Le film se referme sur l’image de la victime expiatoire châtiée par ses « frères » d’armes : le visage en sang, tenant à peine debout, il est enfermé dans une cellule par ceux-là mêmes qui l’ont pressé de payer pour les autres en les épargnant, et lynché pour n’avoir pas tenu parole.
« Une des difficultés majeures lorsque l’on fait un film qui traite de problèmes en cours est la perspective d’être mis en porte-à-faux par les faits réels », disait le réalisateur, Marc Munden. « Avant que le film ne sorte, on craignait d’être accusé de ne pas représenter ou du moins d’exagérer la réalité. Au lieu de cela, la cour martiale, solidaire avec les civils irakiens torturés, a montré que notre film était une sous-représentation des atrocités qui ont eu lieu. » (1) Les images que s’autorise le film paraissent en effet bien « sages » comparées à celles qui ont depuis été révélées, tant en Grande-Bretagne qu’aux Etats-Unis.

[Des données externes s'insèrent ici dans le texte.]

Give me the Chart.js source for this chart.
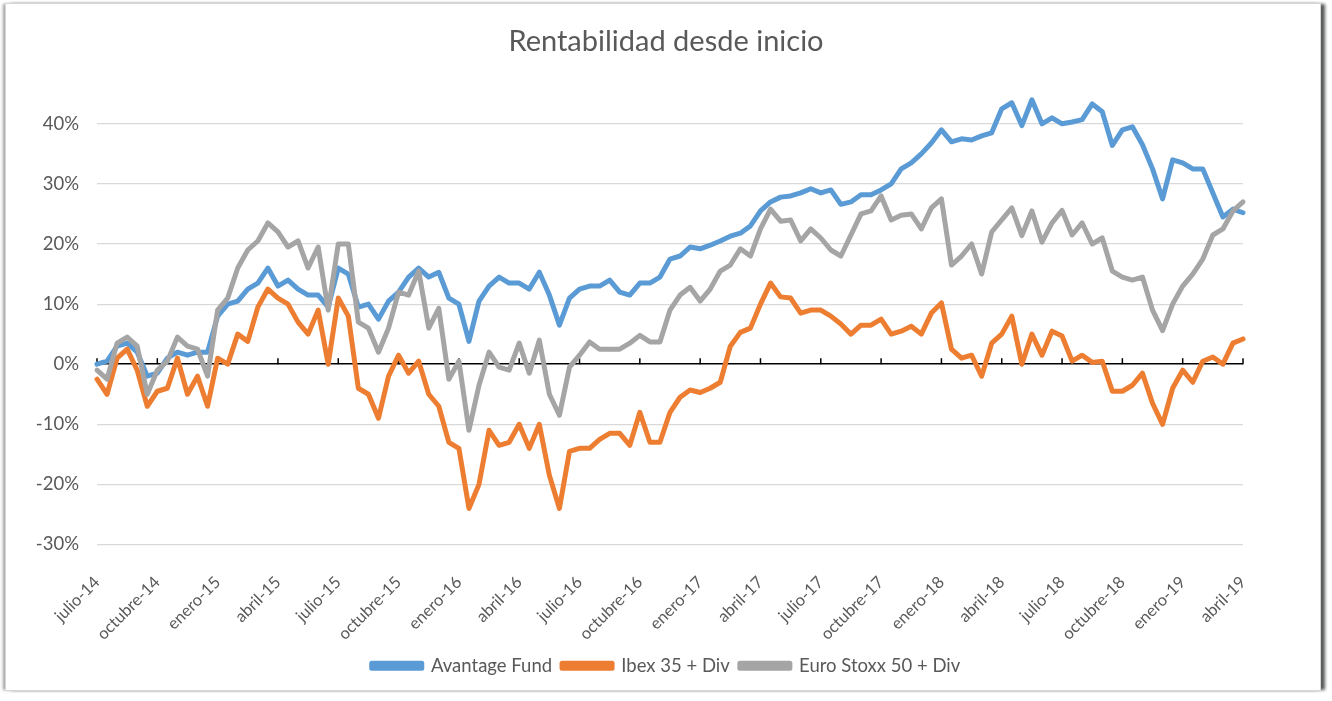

The Mark of Cain a davantage l’allure d’un téléfilm que d’un film. C’est une illustration somme toute académique d’un fait de société devenu depuis une navrante évidence, qui vaut non seulement pour l’Irak mais pour les autres guerres, présentes, passées et à venir. Plus que la barbarie commise en temps de guerre, cependant, c’est l’intimidation et la brutalité au sein de l’armée que Marc Munden a voulu dénoncer, à travers un scénario construit autour du conflit entre courage et loyauté. En se confiant à sa mère, le jeune Mark parle du « courage moral », celui qui consiste à dire non aux pressions venues de son propre régiment. The Mark of Cain conte les dégâts de la guerre, pas tant celle des combats que celle du fonctionnement de l’armée elle-même. Et démontre que l’atrocité n’est pas seulement dans le déroulement de la guerre, elle est aussi, d’abord, dans le comportement des hommes, quel que soit le côté où ils se tiennent.
Thierry LE PEUT
(1) 3 questions à Marc Munden sur le site Cinéma Tout Ecran.